Many other similar examples of possible analyses based on cross correlation of the data could be added. In our opinion, such types of analyses are in line with the current turn to the exploitation of digitized data. The connection with other types of databases created in the field (in its broad understanding) ensures the usability of the database in the future.

4 Conclusion and Future Work

The project dealing with the collection of cuneiform tablets shows that the integration of data coming from various fields can be useful in several ways, starting from the maintenance of the collection itself to various ways of publishing the content of the collection and opening it to scholarly research.

Already in a rather early stage, it can be seen that the data from various fields bring interesting correlations usable in the research. New hypotheses can be supported by a number of data that were not combined together before, and old hypotheses can be re-examined on the basis of cross-related data.

For future work, the primary aim is to fill in the whole database: currently, about one fourth of the collection is processed. However, the most important and possibly the most difficult task will be to ensure that the combination of a number of data will work smoothly together. This is inevitably connected with existing standards, which in some cases may mean that we will strictly follow a certain standard, or, in other cases, that the system is able to export the data in the desired format. The choice is sometimes driven by the given task (e.g., generation of data for EUROPEANA [23], the specification of Universal Dependencies or parallel corpora), sometimes the project brings its own way of data acquisition (e.g., colour characterization) and the creation of interfaces is important.
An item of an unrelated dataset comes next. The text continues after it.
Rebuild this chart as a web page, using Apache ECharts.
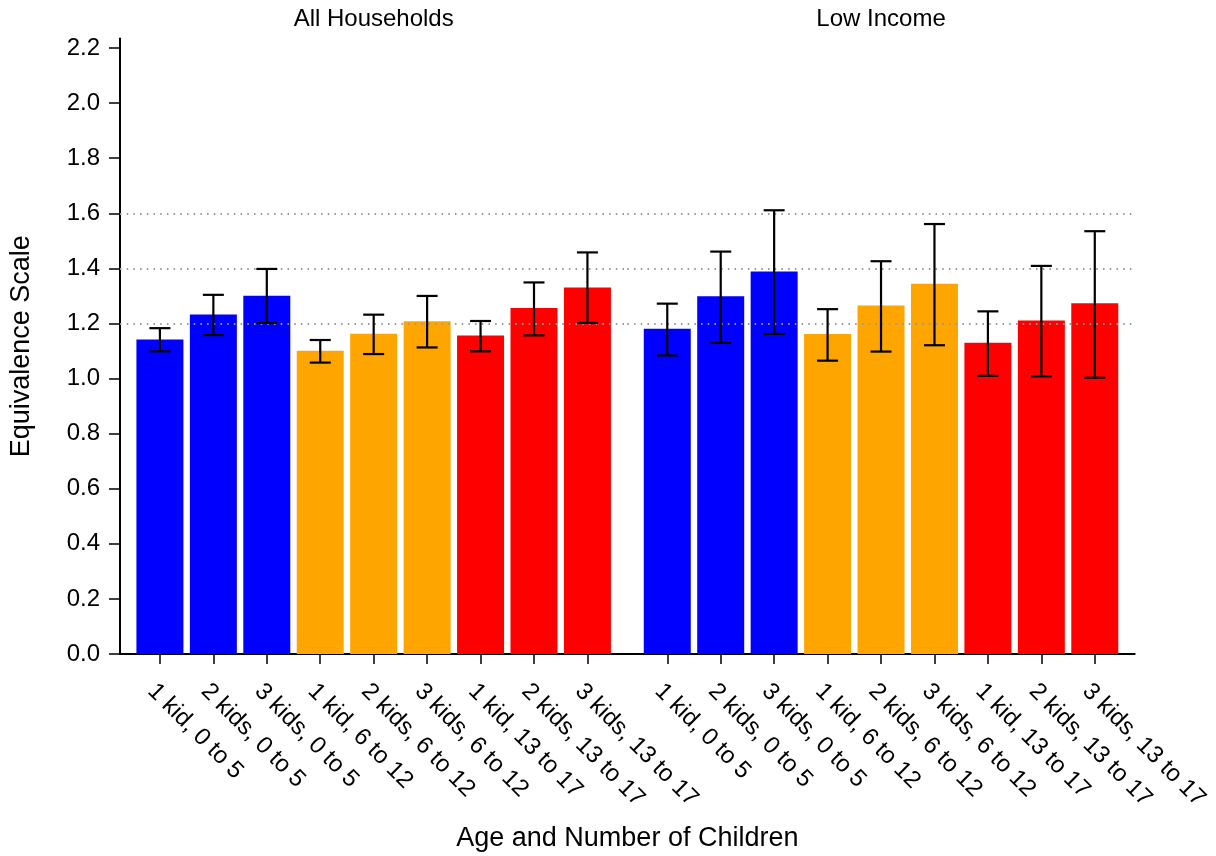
<!DOCTYPE html>
<html>
<head>
<meta charset="utf-8">
<title>Equivalence Scale by Age and Number of Children</title>
<script src="https://cdn.jsdelivr.net/npm/echarts@6/dist/echarts.min.js"></script>
<style>
  html, body { margin: 0; padding: 0; background: #fff; }
  #chart { width: 1216px; height: 856px; }
</style>
</head>
<body>
<div id="chart"></div>
<script>
// Household types shown in each panel
const categories = [
  '1 kid, 0 to 5', '2 kids, 0 to 5', '3 kids, 0 to 5',
  '1 kid, 6 to 12', '2 kids, 6 to 12', '3 kids, 6 to 12',
  '1 kid, 13 to 17', '2 kids, 13 to 17', '3 kids, 13 to 17'
];
const panelTitles = ['All Households', 'Low Income'];

// All households: estimate and confidence bounds
const allValues = [1.142, 1.233, 1.301, 1.101, 1.163, 1.208, 1.156, 1.256, 1.331];
const allLow    = [1.099, 1.158, 1.202, 1.058, 1.089, 1.113, 1.099, 1.157, 1.202];
const allHigh   = [1.183, 1.304, 1.398, 1.140, 1.232, 1.300, 1.209, 1.349, 1.458];

// Low income households: estimate and confidence bounds
const lowValues = [1.181, 1.299, 1.389, 1.162, 1.265, 1.344, 1.130, 1.211, 1.273];
const lowLow    = [1.084, 1.130, 1.162, 1.065, 1.098, 1.121, 1.010, 1.008, 1.003];
const lowHigh   = [1.272, 1.461, 1.611, 1.252, 1.426, 1.561, 1.244, 1.409, 1.535];

// Dotted reference levels and y tick values
const refLines = [1.2, 1.4, 1.6];
const yTicks = [0, 0.2, 0.4, 0.6, 0.8, 1.0, 1.2, 1.4, 1.6, 1.8, 2.0, 2.2];

const yAxisLabel = 'Equivalence Scale';
const xAxisLabel = 'Age and Number of Children';

// One colour per age group (three bars each)
const groupColors = ['#0000ff', '#ffa500', '#ff0000'];

const FONT = 'Liberation Sans, Arial, sans-serif';
const Y_MAX = 2.235;
const X_PAD = 0.747;
const GRID_TOP = 38.4;
const GRID_H = 615.6;
const PANEL_W = 507.35;
const PANEL_LEFT = [120, 627.35];

const panelData = [
  { values: allValues, low: allLow, high: allHigh },
  { values: lowValues, low: lowLow, high: lowHigh }
];

const chart = echarts.init(document.getElementById('chart'), null, { renderer: 'canvas' });

const positions = categories.map((_, i) => i);

const grids = PANEL_LEFT.map(left => ({
  left: left, top: GRID_TOP, width: PANEL_W, height: GRID_H, containLabel: false
}));

const xAxes = PANEL_LEFT.map((_, p) => ({
  type: 'value',
  gridIndex: p,
  min: -X_PAD,
  max: categories.length - 1 + X_PAD,
  splitLine: { show: false },
  axisLine: { show: true, onZero: false, lineStyle: { color: '#000', width: 2 } },
  axisTick: { show: true, customValues: positions, length: 10, lineStyle: { color: '#000', width: 1.5 } },
  axisLabel: {
    show: true,
    customValues: positions,
    formatter: v => categories[Math.round(v)],
    rotate: -45,
    verticalAlign: 'top',
    margin: 25,
    fontSize: 24,
    fontFamily: FONT,
    color: '#000'
  }
}));

const yAxes = PANEL_LEFT.map((_, p) => ({
  type: 'value',
  gridIndex: p,
  min: 0,
  max: Y_MAX,
  show: p === 0,
  name: p === 0 ? yAxisLabel : '',
  nameLocation: 'middle',
  nameGap: 85,
  nameTextStyle: { fontSize: 27, fontFamily: FONT, color: '#000' },
  splitLine: { show: false },
  axisLine: { show: true, onZero: false, lineStyle: { color: '#000', width: 2 } },
  axisTick: { show: true, customValues: yTicks, length: 11, lineStyle: { color: '#000', width: 1.5 } },
  axisLabel: {
    customValues: yTicks,
    formatter: v => v.toFixed(1),
    margin: 20,
    fontSize: 24,
    fontFamily: FONT,
    color: '#000'
  }
}));

const series = [];
panelData.forEach((d, p) => {
  series.push({
    type: 'bar',
    xAxisIndex: p,
    yAxisIndex: p,
    barWidth: 47,
    z: 2,
    data: d.values.map((v, i) => [i, v]),
    itemStyle: {
      color: params => groupColors[Math.floor(params.dataIndex / 3)]
    },
    animation: false
  });
  series.push({
    type: 'custom',
    xAxisIndex: p,
    yAxisIndex: p,
    z: 4,
    data: d.low.map((lo, i) => [i, lo, d.high[i]]),
    renderItem: (params, api) => {
      const x = api.value(0);
      const lo = api.coord([x, api.value(1)]);
      const hi = api.coord([x, api.value(2)]);
      const cap = 10.5;
      const style = { stroke: '#000', lineWidth: 2.2 };
      return {
        type: 'group',
        children: [
          { type: 'line', shape: { x1: lo[0], y1: lo[1], x2: hi[0], y2: hi[1] }, style },
          { type: 'line', shape: { x1: hi[0] - cap, y1: hi[1], x2: hi[0] + cap, y2: hi[1] }, style },
          { type: 'line', shape: { x1: lo[0] - cap, y1: lo[1], x2: lo[0] + cap, y2: lo[1] }, style }
        ]
      };
    },
    markLine: {
      silent: true,
      symbol: ['none', 'none'],
      label: { show: false },
      z: 3,
      lineStyle: { color: '#999', width: 2, type: [1.5, 5.2] },
      data: refLines.map(v => ({ yAxis: v }))
    },
    animation: false
  });
});

const titles = panelTitles.map((t, p) => ({
  text: t,
  left: PANEL_LEFT[p] + PANEL_W / 2,
  top: 7,
  padding: 0,
  textAlign: 'center',
  textStyle: { fontSize: 24, fontWeight: 'normal', fontFamily: FONT, color: '#000' }
}));
titles.push({
  text: xAxisLabel,
  left: PANEL_LEFT[0] + PANEL_W,
  top: 825,
  padding: 0,
  textAlign: 'center',
  textStyle: { fontSize: 27, fontWeight: 'normal', fontFamily: FONT, color: '#000' }
});

chart.setOption({
  animation: false,
  backgroundColor: '#fff',
  title: titles,
  grid: grids,
  xAxis: xAxes,
  yAxis: yAxes,
  series: series
});
</script>
</body>
</html>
Another task in this direction is the merger of data acquired within the project with data from other, external sources, especially within cultural context domain.

The digitization of the collection means also the possibility of creating links to other such collections, especially the ones from Old Assyria. Such links among related collections could lead to a virtual space concentrating knowledge on some particular place or period in history and could bring a better understanding of the past. Apart from purely technical sustainability (which is in our case guaranteed by Charles University and the National Museum in Prague and by adherence to standards), this is another opportunity to keep the information derived from the collection being used within the scholarly discourse on the Old Assyrian society.